By Peter Chawaga
Pervasive drought conditions have now reached the middle of the U.S., as cities in Southeast Kansas and beyond are facing never-before-seen water scarcity problems.
As persistent drought reaches Iowa, Kansas, Louisiana, Minnesota, Missouri, Nebraska, and more communities throughout this part of the country, small towns and agriculture operations in the region have seen their intake pipes strained and must make tough choices about where to draw water.
“Lack of rain has hit crops hard: In Missouri, for example, 40% of the state’s corn crop was classified as poor or very poor, according to the drought monitor. Iowa, the nation’s top corn producer, is in the midst of its worst drought in a decade with about 80% of the state in some measure of drought,” according to the Independent. “In Southeast Kansas, locals have taken extraordinary measures to conserve the dwindling lake water supply. The city pool closed in the middle of the summer. So did the town’s only car wash. Local schools shut off drinking fountains, furnishing bottled water instead.”
“It’s an emergency,” James Rainbolt, a local water plant manager, told the Independent.
In the American West, where dealing with drought has become a way of life, increasing water scarcity has motivated innovative water management approaches and progressive regulations.
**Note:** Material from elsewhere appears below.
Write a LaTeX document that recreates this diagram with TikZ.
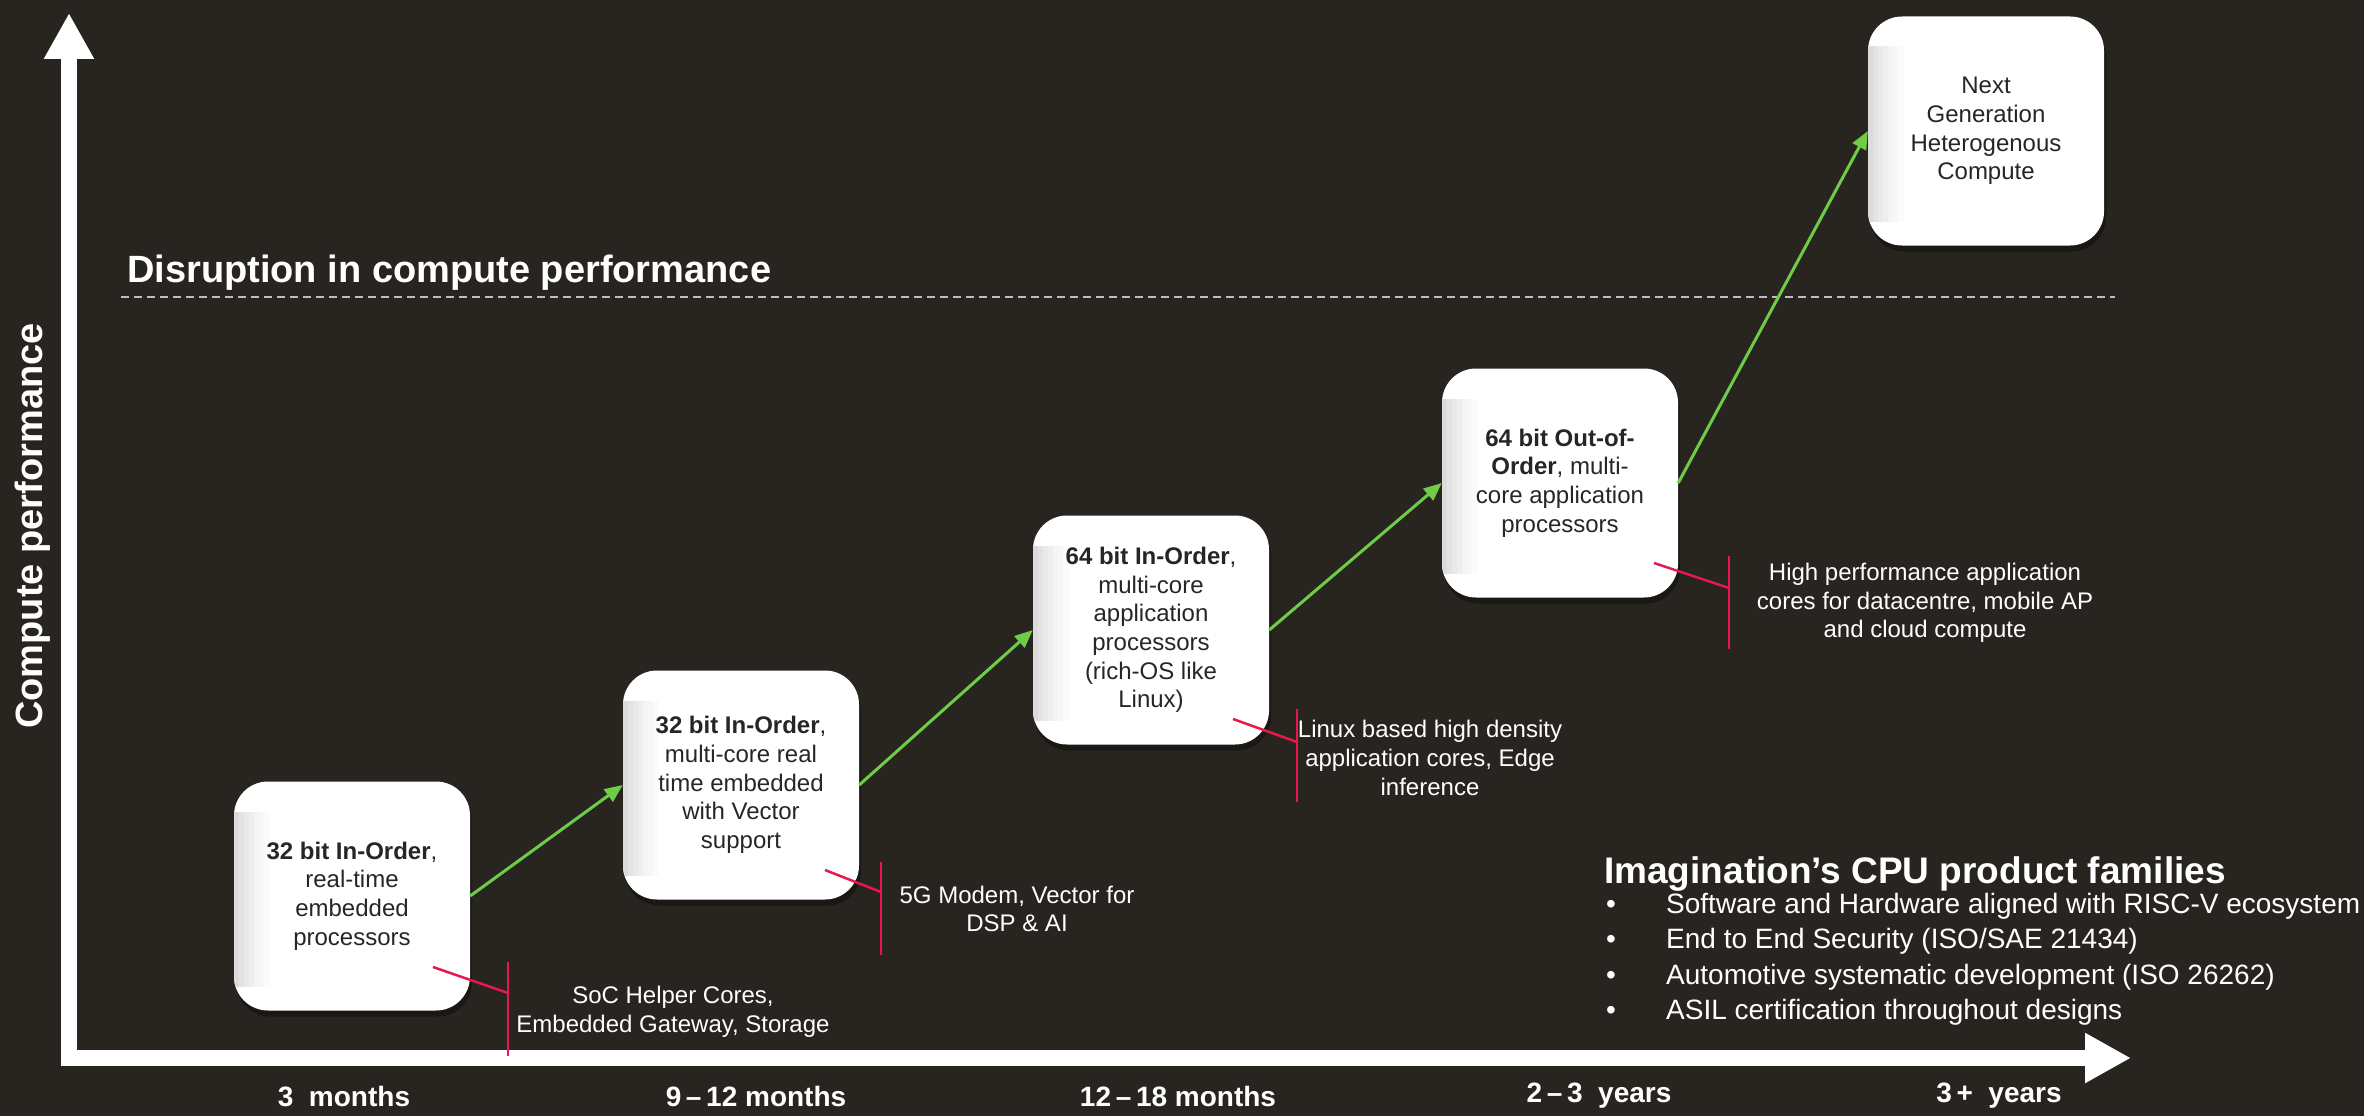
\documentclass[tikz,border=0pt]{standalone}
\usepackage{fontspec}
\setmainfont{Liberation Sans}
\usetikzlibrary{arrows.meta,shadows}
\definecolor{bg}{RGB}{40,37,32}
\definecolor{grn}{RGB}{110,204,70}
\definecolor{crim}{RGB}{232,24,76}
\definecolor{boxtxt}{RGB}{38,38,38}
\definecolor{dashc}{RGB}{190,190,190}
\begin{document}
\begin{tikzpicture}[x=1pt,y=-1pt,
  cpubox/.style={rounded corners=34pt, minimum width=236pt, minimum height=229pt,
    fill=white, text=boxtxt, align=center, inner sep=0pt,
    font=\fontsize{24}{28.7}\selectfont,
    drop shadow={shadow xshift=2pt, shadow yshift=-6pt, opacity=0.35, fill=black},
    path picture={\foreach \a/\b/\c in {0/5/14,5/10/11,10/15/8.5,15/20/6.5,20/25/4.5,25/30/3,30/36/1.5}{
      \fill[sharp corners, black!\c]
      ([xshift=\a pt, yshift=-30pt]path picture bounding box.north west) rectangle
      ([xshift=\b pt, yshift=24pt]path picture bounding box.south west);}}},
  grnarrow/.style={draw=grn, line width=3pt, -{Triangle[length=18pt,width=15pt]}},
  callout/.style={draw=crim, line width=2.5pt},
  caltext/.style={text=white, align=center, font=\fontsize{24}{28.7}\selectfont},
  axisarrow/.style={draw=white, line width=16pt, -{Triangle[length=46pt,width=47pt]}},
  ticklab/.style={text=white, font=\bfseries\fontsize{28}{32}\selectfont},
  bigtitle/.style={text=white, inner sep=0pt, font=\bfseries\fontsize{38}{44}\selectfont},
  bullettext/.style={text=white, anchor=base west, inner sep=0pt, font=\fontsize{28}{32}\selectfont}
]
\useasboundingbox (0,0) rectangle (2364,1116);
\fill[bg] (0,0) rectangle (2364,1116);

% axes
\coordinate (yo) at (69,1066);
\coordinate (ytip) at (69,13);
\coordinate (xo) at (61,1058);
\coordinate (xtip) at (2131,1058);
\draw[axisarrow] (yo) -- (ytip);
\draw[axisarrow] (xo) -- (xtip);

% axis label
\node[bigtitle, rotate=90] (ylab) at (33,526) {Compute performance};

% disruption line
\node[bigtitle, anchor=base west] (disr) at (127,282) {Disruption in compute performance};
\coordinate (d1) at (121,297);
\coordinate (d2) at (2115,297);
\draw[dashc, line width=2pt, dash pattern=on 8pt off 5pt] (d1) -- (d2);

% boxes
\node[cpubox] (b1) at (352,896) {\textbf{32 bit In-Order},\\real-time\\embedded\\processors};
\node[cpubox] (b2) at (741,785) {\textbf{32 bit In-Order},\\multi-core real\\time embedded\\with Vector\\support};
\node[cpubox] (b3) at (1151,630) {\textbf{64 bit In-Order},\\multi-core\\application\\processors\\(rich-OS like\\Linux)};
\node[cpubox] (b4) at (1560,483) {\textbf{64 bit Out-of-}\\\textbf{Order}, multi-\\core application\\processors};
\node[cpubox] (b5) at (1986,131) {Next\\Generation\\Heterogenous\\Compute};

% green arrows
\draw[grnarrow] (b1.east) -- (b2.west);
\draw[grnarrow] (b2.east) -- (b3.west);
\draw[grnarrow] (b3.east) -- (b4.west);
\draw[grnarrow] (b4.east) -- (b5.west);

% callouts
\coordinate (k1a) at (433,967);  \coordinate (k1b) at (508,993);
\coordinate (k1t) at (508,962);  \coordinate (k1u) at (508,1056);
\draw[callout] (k1a) -- (k1b); \draw[callout] (k1t) -- (k1u);
\node[caltext] (t1) at (673,1012) {SoC Helper Cores,\\Embedded Gateway, Storage};

\coordinate (k2a) at (825,870);  \coordinate (k2b) at (881,892);
\coordinate (k2t) at (881,862);  \coordinate (k2u) at (881,955);
\draw[callout] (k2a) -- (k2b); \draw[callout] (k2t) -- (k2u);
\node[caltext] (t2) at (1017,909) {5G Modem, Vector for\\DSP \& AI};

\coordinate (k3a) at (1233,719); \coordinate (k3b) at (1297,742);
\coordinate (k3t) at (1297,709); \coordinate (k3u) at (1297,802);
\draw[callout] (k3a) -- (k3b); \draw[callout] (k3t) -- (k3u);
\node[caltext] (t3) at (1430,758) {Linux based high density\\application cores, Edge\\inference};

\coordinate (k4a) at (1654,563); \coordinate (k4b) at (1729,588);
\coordinate (k4t) at (1729,556); \coordinate (k4u) at (1729,649);
\draw[callout] (k4a) -- (k4b); \draw[callout] (k4t) -- (k4u);
\node[caltext] (t4) at (1925,603) {High performance application\\cores for datacentre, mobile AP\\and cloud compute};

% time labels
\node[ticklab] (l1) at (344,1096) {3\ \ months};
\node[ticklab] (l2) at (756,1096) {9\,–\,12 months};
\node[ticklab] (l3) at (1178,1096) {12\,–\,18 months};
\node[ticklab] (l4) at (1599,1096) {2\,–\,3\ \ years};
\node[ticklab] (l5) at (1999,1096) {3\,+\ \ years};

% product families
\node[text=white, anchor=base west, inner sep=0pt, font=\bfseries\fontsize{37}{42}\selectfont] (fam) at (1604,883) {Imagination’s CPU product families};
\node[bullettext] (p1) at (1606,913) {•};
\node[bullettext] (q1) at (1666,913) {Software and Hardware aligned with RISC-V ecosystem};
\node[bullettext] (p2) at (1606,948) {•};
\node[bullettext] (q2) at (1666,948) {End to End Security (ISO/SAE 21434)};
\node[bullettext] (p3) at (1606,984) {•};
\node[bullettext] (q3) at (1666,984) {Automotive systematic development (ISO 26262)};
\node[bullettext] (p4) at (1606,1019) {•};
\node[bullettext] (q4) at (1666,1019) {ASIL certification throughout designs};
\end{tikzpicture}
\end{document}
As the Midwest faces increasing challenges of its own, it may be forced to do likewise. In the meantime, those most impacted by growing water scarcity can do little but hope for more rain.
“We really need more prolonged rainfall, but we can keep it at bay if we get the right amount of rain in the right places at the right times,” a local hydrologist told Undark. “We’re still hoping for some of that to happen.”